À l’échelle nationale, l’hiver 2023 se classe au neuvième rang des moins arrosés depuis 1959. “Le déficit pluviométrique a dépassé 75 % en février 2023 qui se classe au quatrième rang des mois de février les plus secs sur la période 1959 – 2023 (derrière février 2012, 1965 et 1959)“, précise encore Météo-France qui fait le compte : “Cet hiver est ainsi en France la cinquième saison consécutive marquée par un déficit de précipitations et des températures plus élevées que la normale.“
Et tous s’interrogent désormais. 2023 s’annonce a priori sous des auspices similaires à 2022, bien que les prévisions saisonnières soient de moins en moins fiables. 2022 est-elle un accident ou le point de départ d’une nouvelle norme ? Quelle sera la ” durée de retour ” de ces phénomènes ?
L’année 2023 commence par des chiffres inquiétants, et si ” 10 à 20 millimètres sont attendus cette prochaine quinzaine, ce ne sera pas assez pour recharger correctement les nappes d’ici la fin du mois “, prévient le directeur d’Agate météo. Giboulées de neige et pluies devraient ponctuer le week-end à venir, avec même quelques bonnes précipitations, ” pour au final un mois de mars quasi normal ” qui ne rattraperont pas le cumul déficitaire. Car les sols sont particulièrement secs. “Fin février, la situation des sols correspond à une situation normale de mi-avril en moyenne sur la France“, indique Météo-France dans un rapport publié le 6 mars. En moyenne car pour les Pyrénées-Orientales par exemple, la situation correspond à un mois de juillet !
On s’inquiète légitimement pour les mois à venir. On évoque des restrictions, nécessaires. Les producteurs s’inquiètent et ils auraient tort de ne pas le faire. Il va falloir plus que jamais rationaliser l’usage de l’eau. ” Nous connaîtrons de chaudes journées en mai, se projette Patrick Marlière. Dès lors, les gens auront envie de manger des salades, or pour produire des salades il faut de l’eau, beaucoup d’eau. Il va falloir prendre des mesures, évidemment. ” L’expert météo pose à nouveau la question du stockage des eaux pluviales – “ des bassines de récupération oui, mais pas de pompage dans les nappes ” – et de l’utilisation des eaux usées.
On nous répète qu’à l’avenir, il n’y aura pas moins d’eau mais que cette dernière tombera différemment, avec des saisons sèches et d’autres arrosées. ” Oui, mais ces précipitations, plus fortes et concentrées, s’infiltreront moins facilement et tomberont aussi dans un environnement plus chaud, avec une évaporation accrue. Les sous-sols seront moins rechargés en conséquence “, décrypte le directeur de Météo-France.

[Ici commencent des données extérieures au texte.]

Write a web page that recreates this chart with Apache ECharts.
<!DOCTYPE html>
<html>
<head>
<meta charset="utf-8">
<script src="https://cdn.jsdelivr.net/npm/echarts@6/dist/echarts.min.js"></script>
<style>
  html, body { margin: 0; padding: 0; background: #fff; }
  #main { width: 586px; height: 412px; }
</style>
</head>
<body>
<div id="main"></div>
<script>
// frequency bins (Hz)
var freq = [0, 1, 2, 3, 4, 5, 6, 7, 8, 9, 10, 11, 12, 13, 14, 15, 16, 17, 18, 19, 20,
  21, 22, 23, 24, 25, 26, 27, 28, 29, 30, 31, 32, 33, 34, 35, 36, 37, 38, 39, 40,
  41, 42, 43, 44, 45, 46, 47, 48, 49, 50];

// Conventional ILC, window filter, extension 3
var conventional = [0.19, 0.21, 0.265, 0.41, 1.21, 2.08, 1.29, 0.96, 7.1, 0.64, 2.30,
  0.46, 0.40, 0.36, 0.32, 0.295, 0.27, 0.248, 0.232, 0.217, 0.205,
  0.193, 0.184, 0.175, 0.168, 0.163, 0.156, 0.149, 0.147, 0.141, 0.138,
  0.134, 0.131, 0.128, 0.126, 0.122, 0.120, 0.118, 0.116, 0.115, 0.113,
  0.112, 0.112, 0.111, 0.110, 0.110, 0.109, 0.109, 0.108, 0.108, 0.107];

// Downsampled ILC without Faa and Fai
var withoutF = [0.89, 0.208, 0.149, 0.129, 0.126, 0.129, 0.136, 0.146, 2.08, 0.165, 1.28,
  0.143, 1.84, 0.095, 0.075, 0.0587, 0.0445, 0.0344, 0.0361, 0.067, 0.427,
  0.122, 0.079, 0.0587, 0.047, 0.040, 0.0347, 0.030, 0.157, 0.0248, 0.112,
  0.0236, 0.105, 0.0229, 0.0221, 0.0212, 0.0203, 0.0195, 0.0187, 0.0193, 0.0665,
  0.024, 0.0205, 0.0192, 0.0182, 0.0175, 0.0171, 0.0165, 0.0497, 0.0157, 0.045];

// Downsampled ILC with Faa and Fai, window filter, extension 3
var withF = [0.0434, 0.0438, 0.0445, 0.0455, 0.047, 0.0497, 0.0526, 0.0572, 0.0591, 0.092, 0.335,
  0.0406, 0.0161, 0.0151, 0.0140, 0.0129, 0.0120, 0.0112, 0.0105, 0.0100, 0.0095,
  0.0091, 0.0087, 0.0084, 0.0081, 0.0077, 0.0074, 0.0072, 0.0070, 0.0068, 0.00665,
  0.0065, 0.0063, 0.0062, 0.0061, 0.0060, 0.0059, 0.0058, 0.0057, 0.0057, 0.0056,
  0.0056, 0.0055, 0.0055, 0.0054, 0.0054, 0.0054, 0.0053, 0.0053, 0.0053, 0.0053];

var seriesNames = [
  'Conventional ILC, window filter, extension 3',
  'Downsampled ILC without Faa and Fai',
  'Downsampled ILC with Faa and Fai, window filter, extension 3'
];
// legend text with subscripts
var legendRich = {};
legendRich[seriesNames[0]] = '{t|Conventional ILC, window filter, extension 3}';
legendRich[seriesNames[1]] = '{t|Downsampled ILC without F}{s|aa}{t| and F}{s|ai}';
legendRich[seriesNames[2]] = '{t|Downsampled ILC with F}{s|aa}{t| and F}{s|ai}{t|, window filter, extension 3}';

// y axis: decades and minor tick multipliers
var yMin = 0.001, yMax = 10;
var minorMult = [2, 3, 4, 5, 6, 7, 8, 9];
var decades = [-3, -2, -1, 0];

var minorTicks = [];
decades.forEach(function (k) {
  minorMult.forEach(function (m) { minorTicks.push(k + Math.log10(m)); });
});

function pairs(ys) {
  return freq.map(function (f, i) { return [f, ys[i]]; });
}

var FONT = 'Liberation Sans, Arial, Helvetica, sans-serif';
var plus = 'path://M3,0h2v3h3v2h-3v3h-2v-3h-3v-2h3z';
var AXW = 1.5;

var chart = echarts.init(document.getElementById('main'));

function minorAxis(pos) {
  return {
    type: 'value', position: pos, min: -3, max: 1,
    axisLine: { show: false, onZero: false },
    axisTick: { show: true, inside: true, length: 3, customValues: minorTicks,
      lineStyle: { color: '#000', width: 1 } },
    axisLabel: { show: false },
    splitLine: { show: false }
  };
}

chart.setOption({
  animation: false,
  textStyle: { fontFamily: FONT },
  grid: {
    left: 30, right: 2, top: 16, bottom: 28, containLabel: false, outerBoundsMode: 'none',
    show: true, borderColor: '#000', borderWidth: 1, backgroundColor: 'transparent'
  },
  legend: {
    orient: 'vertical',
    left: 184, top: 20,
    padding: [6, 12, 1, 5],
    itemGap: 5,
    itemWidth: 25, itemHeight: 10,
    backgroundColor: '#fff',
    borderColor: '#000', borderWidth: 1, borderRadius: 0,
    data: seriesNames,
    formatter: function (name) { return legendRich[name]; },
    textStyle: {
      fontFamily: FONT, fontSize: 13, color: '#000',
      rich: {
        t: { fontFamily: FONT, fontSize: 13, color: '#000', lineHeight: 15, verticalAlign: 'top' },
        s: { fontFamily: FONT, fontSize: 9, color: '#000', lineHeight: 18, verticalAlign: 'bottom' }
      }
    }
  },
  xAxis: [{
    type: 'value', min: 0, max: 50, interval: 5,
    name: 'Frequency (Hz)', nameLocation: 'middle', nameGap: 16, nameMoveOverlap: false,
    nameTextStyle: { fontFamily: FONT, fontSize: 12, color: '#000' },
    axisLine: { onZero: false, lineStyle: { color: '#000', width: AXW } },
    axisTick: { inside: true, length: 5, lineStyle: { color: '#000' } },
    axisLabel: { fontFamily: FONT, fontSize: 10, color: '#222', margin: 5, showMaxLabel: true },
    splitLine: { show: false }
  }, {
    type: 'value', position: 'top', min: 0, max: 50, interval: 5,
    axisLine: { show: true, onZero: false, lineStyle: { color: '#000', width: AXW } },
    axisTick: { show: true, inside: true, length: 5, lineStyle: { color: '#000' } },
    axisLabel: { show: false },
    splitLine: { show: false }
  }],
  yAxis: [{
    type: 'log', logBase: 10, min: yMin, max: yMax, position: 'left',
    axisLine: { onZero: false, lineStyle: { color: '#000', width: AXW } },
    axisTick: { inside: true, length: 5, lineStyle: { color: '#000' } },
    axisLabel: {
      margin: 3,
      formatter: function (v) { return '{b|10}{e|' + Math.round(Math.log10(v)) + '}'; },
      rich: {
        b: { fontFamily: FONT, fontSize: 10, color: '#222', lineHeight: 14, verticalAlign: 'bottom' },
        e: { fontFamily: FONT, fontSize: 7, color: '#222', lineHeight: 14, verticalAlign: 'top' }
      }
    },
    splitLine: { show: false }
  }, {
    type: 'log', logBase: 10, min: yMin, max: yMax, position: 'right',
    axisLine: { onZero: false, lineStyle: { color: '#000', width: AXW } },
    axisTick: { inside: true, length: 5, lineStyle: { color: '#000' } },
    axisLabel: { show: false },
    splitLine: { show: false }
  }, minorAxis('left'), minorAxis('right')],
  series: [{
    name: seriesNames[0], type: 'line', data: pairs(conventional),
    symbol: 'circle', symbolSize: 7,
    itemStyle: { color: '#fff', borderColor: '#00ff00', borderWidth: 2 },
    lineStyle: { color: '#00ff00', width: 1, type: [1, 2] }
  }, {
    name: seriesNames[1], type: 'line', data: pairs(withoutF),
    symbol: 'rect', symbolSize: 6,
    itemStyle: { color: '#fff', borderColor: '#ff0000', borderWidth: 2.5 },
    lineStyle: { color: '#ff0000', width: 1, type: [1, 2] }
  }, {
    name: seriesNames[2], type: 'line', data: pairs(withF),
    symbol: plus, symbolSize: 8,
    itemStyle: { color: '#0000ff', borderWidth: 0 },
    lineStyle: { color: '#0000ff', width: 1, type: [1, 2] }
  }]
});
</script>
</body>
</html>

Il y a l’eau qui tombe, ça on devra subir, et celle qui reste, là il faudra agir. Entre les deux, celle qu’on mobilise et là encore il faudra des actes. Car, si comme beaucoup l’imaginent la norme change, il faudra que les pratiques s’adaptent. On ne pourra pas jouer éternellement les Danaïdes des temps modernes, en cherchant à remplir sans fin un tonneau percé.